Phones 4U goes into administration: Senior mobile operator exec explains why retailer went bust
Phones4U’s collapse into administration has undoubtedly been a personal disaster for the thousands of employees who’ve been voicing their anger at the way they learned their employer was going the way of the Rabbit phone network, Squarials and Cellnet.
But when we spoke unattributably to an – ahem – very senior executive at one of the big mobile companies, we were told that, from where they were sitting, Phones4U was toast long ago. Big in its day, but rapidly becoming obsolete. The only surprise, this person said, was that phone companies had kept with it for so long.

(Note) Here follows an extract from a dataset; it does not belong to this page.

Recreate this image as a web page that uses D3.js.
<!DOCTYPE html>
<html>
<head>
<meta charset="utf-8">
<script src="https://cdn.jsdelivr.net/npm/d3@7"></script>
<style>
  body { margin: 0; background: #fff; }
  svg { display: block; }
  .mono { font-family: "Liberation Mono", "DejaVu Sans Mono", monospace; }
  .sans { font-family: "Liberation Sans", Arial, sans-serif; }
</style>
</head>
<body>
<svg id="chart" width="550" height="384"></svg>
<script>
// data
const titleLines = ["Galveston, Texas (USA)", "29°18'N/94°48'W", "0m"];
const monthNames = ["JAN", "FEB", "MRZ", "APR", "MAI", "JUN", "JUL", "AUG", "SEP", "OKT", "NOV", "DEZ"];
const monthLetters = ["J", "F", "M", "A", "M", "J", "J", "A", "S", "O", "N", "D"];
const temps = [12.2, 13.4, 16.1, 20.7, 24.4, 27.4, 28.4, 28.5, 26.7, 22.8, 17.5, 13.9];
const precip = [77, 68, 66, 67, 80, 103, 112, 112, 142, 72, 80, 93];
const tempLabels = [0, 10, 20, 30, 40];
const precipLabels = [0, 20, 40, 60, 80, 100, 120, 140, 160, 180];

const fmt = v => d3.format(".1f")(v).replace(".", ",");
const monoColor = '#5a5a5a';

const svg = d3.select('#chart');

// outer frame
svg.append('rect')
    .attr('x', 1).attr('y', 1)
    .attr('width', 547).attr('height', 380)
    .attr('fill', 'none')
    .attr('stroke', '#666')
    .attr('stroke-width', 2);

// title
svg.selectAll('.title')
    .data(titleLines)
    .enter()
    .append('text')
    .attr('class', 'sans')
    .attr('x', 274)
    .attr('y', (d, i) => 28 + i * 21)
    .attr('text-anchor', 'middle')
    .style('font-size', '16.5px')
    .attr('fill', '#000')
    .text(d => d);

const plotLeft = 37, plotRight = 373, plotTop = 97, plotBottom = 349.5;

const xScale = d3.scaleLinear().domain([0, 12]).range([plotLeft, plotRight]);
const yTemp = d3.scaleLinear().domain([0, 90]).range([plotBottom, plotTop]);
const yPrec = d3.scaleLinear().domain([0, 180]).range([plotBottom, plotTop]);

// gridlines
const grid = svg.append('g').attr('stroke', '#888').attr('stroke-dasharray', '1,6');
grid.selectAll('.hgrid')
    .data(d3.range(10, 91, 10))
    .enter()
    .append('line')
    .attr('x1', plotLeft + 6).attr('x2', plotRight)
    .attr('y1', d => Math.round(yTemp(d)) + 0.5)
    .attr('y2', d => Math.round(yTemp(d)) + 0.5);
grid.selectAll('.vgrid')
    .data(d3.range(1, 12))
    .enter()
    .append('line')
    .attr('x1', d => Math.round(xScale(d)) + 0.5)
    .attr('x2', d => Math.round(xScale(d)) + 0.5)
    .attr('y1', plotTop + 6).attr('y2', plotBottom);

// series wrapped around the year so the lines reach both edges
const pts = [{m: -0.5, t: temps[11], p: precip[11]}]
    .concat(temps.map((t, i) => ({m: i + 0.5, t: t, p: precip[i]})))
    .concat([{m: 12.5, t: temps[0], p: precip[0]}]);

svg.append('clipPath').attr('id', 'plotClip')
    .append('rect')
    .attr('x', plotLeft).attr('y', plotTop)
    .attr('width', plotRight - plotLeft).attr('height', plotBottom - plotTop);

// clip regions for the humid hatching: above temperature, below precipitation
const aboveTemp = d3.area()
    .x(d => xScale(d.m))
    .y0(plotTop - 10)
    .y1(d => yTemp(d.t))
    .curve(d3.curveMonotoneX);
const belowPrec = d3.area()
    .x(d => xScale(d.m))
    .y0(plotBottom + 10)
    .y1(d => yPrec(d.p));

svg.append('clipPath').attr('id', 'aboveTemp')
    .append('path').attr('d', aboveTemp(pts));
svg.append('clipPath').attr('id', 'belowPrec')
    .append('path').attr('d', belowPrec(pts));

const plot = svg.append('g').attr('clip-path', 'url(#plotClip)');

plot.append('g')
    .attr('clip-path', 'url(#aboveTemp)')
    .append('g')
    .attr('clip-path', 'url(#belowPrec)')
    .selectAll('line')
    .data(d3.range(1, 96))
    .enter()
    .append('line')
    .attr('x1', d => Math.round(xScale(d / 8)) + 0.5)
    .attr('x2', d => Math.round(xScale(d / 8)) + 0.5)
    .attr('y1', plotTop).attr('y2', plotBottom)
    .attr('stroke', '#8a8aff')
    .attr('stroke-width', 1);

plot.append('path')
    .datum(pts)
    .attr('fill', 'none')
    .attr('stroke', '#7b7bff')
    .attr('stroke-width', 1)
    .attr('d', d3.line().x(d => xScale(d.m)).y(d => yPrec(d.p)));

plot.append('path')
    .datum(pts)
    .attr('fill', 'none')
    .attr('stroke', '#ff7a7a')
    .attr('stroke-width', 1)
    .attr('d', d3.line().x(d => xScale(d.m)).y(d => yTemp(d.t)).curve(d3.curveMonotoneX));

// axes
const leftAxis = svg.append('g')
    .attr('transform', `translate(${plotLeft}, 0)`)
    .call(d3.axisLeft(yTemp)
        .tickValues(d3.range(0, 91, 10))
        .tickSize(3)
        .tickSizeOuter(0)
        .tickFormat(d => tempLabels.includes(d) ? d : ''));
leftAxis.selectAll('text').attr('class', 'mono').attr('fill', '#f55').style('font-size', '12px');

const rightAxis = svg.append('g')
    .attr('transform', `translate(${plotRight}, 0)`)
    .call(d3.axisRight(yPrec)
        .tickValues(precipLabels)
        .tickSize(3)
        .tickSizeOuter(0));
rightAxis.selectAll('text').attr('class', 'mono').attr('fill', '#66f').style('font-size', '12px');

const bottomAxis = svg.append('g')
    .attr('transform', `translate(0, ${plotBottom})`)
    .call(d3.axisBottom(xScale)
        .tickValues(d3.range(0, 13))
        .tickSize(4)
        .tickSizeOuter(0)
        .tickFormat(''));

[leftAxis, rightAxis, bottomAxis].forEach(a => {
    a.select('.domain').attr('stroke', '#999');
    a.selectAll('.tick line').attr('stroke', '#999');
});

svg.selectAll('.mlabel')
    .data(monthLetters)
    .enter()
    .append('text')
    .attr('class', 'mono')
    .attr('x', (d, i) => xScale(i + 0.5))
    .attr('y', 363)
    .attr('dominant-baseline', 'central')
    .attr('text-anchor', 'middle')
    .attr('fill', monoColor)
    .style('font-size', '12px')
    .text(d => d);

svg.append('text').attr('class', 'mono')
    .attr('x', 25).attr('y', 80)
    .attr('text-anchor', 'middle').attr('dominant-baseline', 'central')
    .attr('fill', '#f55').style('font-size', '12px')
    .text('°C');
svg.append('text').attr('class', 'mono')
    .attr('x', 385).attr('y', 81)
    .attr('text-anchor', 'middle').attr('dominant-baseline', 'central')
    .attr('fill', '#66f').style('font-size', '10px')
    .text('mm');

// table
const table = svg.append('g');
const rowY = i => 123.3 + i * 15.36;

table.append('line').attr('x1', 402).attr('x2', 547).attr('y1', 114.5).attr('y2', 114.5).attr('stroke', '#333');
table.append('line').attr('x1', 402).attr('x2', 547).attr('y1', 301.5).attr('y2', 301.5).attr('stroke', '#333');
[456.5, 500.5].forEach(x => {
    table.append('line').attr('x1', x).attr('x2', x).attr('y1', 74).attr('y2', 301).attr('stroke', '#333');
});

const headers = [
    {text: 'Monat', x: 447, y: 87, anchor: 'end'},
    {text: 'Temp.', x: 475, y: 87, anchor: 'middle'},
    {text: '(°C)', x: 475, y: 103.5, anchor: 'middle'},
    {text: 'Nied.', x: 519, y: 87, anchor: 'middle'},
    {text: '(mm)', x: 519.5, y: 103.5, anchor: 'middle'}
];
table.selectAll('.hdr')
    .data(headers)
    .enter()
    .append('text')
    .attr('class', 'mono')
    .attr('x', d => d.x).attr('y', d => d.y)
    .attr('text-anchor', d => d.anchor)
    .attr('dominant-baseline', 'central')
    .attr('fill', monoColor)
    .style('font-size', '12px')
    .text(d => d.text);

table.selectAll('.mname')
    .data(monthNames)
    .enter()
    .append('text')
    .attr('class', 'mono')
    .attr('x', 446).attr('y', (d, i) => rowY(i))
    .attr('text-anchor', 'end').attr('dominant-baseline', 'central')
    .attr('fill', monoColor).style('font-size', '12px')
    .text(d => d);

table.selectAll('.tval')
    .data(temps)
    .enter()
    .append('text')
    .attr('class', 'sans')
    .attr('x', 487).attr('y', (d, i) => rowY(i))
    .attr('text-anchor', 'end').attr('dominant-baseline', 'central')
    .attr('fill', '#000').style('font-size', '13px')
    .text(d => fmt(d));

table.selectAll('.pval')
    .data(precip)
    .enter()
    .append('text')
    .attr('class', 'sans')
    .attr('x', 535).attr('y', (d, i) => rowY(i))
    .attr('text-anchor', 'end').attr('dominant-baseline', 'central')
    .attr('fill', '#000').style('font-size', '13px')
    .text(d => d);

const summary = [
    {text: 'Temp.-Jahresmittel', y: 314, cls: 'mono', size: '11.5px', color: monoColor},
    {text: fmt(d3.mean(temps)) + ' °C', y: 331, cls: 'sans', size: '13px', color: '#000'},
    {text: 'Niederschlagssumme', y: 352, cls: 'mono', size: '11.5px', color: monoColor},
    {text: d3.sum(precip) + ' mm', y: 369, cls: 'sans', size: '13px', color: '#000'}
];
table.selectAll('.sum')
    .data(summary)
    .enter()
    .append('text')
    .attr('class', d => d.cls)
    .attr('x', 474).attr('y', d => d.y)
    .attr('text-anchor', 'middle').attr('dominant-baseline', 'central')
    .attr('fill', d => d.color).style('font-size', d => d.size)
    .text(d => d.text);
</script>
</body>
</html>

They gave the following reasons:
- Phones4U did not have anything like the scale needed to be really useful to the phone companies. Charles Dunstone, the Carphone Warehouse founder, was far quicker to understand that scale was pretty much the only way retailers like his were going to survive. That’s why his merger with Dixons now looks so canny: the combined company has 2900 stores across Europe, compared with Phones4U’s 550.
- Kind of linked to point one, but Carphone’s scale means it has a large slice of the market on Carphone Warehouse contracts, with all the direct relationships to the customers that entails. This makes it extremely important for the phone companies to keep it sweet.
- Finally, and this will not be a popular view with Phones4U’s management, but our man claims Carphone was simply a better company to deal with from the phone operator’s perspective. It gave the operators a better deal on its commission and tended to keep them onside.
Not that any of this is the fault of the poor blighters now facing an autumn of joblessness. Let’s hope Carphone, and the operators themselves, do the decent thing and hire as many of them to their shops as they can.